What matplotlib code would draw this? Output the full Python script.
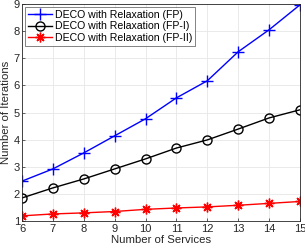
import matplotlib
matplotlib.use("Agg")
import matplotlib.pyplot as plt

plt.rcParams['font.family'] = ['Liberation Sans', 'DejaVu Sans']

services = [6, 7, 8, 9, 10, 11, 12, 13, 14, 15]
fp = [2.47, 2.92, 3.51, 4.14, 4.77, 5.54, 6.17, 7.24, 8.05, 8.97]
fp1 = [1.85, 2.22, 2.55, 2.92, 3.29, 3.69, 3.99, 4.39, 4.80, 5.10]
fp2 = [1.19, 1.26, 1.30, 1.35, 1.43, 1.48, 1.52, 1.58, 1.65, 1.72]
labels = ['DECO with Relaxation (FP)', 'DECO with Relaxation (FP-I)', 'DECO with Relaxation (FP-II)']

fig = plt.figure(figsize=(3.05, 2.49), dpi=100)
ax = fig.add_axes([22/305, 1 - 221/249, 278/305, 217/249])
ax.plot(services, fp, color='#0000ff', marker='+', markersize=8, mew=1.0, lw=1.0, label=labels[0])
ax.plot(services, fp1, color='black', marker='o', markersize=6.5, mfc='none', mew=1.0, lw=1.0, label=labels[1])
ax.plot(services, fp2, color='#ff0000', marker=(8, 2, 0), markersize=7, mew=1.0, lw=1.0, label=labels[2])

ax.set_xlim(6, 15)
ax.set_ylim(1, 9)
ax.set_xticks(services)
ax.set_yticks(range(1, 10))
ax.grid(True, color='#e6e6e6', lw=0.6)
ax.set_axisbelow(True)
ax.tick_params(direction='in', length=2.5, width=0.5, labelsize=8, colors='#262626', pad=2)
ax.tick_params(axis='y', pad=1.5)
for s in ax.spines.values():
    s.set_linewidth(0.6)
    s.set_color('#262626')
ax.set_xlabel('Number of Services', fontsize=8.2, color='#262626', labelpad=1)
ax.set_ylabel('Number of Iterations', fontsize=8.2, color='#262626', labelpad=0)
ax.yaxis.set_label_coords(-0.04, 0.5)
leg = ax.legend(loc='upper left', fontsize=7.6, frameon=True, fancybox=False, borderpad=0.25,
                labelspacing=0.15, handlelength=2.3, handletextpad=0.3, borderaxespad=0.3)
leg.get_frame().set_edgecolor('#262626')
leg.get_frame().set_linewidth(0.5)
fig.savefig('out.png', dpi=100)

--

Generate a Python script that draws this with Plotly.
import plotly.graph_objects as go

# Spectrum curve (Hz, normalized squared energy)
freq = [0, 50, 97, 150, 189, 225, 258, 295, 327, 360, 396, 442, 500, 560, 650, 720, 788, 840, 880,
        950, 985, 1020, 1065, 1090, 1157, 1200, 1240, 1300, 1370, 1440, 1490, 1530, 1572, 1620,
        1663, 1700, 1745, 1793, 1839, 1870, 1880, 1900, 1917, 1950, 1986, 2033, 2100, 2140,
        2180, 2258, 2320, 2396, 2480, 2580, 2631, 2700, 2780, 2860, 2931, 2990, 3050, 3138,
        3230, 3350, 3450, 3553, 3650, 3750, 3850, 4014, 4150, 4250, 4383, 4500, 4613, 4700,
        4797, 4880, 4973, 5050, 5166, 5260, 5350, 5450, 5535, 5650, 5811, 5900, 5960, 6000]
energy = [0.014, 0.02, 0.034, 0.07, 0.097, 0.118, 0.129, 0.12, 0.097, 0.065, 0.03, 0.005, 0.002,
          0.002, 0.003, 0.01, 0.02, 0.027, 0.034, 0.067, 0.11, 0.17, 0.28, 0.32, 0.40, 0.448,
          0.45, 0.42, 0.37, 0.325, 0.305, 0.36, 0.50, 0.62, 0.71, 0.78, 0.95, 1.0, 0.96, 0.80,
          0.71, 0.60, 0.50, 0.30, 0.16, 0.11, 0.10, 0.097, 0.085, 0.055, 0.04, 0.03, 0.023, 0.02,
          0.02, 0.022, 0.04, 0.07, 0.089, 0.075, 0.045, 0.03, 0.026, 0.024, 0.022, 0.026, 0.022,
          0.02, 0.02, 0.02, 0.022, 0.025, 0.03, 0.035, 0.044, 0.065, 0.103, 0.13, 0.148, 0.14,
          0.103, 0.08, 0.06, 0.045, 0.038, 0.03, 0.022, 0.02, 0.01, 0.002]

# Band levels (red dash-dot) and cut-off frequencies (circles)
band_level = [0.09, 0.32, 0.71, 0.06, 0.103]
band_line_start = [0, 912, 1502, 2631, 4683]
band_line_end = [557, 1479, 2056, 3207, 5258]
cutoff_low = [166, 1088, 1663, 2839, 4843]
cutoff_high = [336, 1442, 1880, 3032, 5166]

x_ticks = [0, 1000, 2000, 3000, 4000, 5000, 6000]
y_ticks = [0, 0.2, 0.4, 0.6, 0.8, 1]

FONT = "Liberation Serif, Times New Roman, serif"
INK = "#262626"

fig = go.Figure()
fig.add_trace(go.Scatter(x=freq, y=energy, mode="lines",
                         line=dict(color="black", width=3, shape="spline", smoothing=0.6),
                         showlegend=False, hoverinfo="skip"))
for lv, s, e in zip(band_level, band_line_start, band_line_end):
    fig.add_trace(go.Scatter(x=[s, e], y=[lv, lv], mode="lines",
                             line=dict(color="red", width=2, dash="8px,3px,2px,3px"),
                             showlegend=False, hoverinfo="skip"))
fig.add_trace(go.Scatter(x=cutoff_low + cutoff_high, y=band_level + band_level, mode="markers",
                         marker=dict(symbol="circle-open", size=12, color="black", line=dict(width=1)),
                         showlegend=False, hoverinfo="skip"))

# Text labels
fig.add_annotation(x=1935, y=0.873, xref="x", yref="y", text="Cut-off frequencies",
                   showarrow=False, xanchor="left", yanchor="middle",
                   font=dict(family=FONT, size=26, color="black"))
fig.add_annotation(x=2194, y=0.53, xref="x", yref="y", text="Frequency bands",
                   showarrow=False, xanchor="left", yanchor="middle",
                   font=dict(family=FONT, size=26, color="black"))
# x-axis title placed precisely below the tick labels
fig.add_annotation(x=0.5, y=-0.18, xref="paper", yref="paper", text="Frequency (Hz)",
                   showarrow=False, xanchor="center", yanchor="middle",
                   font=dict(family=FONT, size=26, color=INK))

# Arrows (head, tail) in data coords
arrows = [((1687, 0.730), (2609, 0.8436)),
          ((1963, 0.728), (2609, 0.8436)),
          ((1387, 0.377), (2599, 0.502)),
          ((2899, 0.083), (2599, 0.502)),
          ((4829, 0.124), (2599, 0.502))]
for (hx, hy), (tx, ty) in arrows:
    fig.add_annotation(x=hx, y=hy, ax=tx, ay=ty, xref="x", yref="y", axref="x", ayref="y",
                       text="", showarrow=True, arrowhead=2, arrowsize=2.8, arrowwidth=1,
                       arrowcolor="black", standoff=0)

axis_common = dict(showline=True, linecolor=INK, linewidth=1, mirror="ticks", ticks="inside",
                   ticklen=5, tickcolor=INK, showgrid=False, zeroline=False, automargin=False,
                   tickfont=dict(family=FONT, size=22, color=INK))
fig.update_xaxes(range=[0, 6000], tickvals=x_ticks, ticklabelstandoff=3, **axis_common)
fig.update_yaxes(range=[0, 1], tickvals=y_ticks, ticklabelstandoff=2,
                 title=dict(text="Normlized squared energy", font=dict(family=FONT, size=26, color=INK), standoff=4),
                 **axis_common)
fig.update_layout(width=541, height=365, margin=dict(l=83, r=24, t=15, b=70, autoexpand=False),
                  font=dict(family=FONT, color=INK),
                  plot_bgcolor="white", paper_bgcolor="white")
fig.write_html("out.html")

...

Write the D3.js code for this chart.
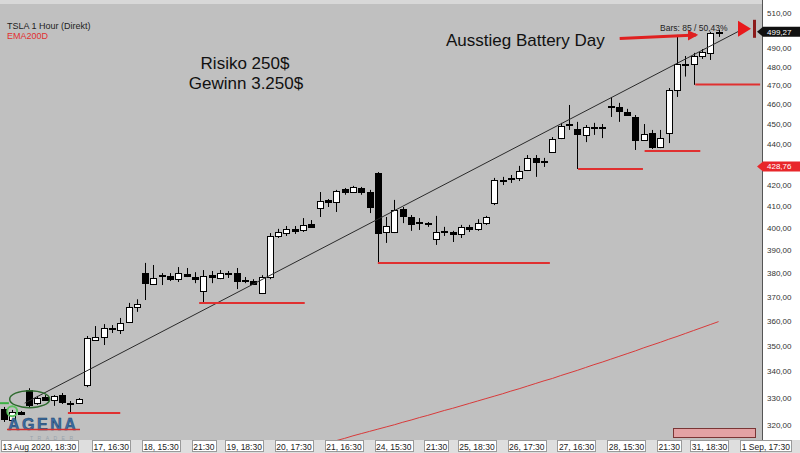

- Written problem -
Only the number is wanted: how many lines in the data include the word "script"?

- Task output -
2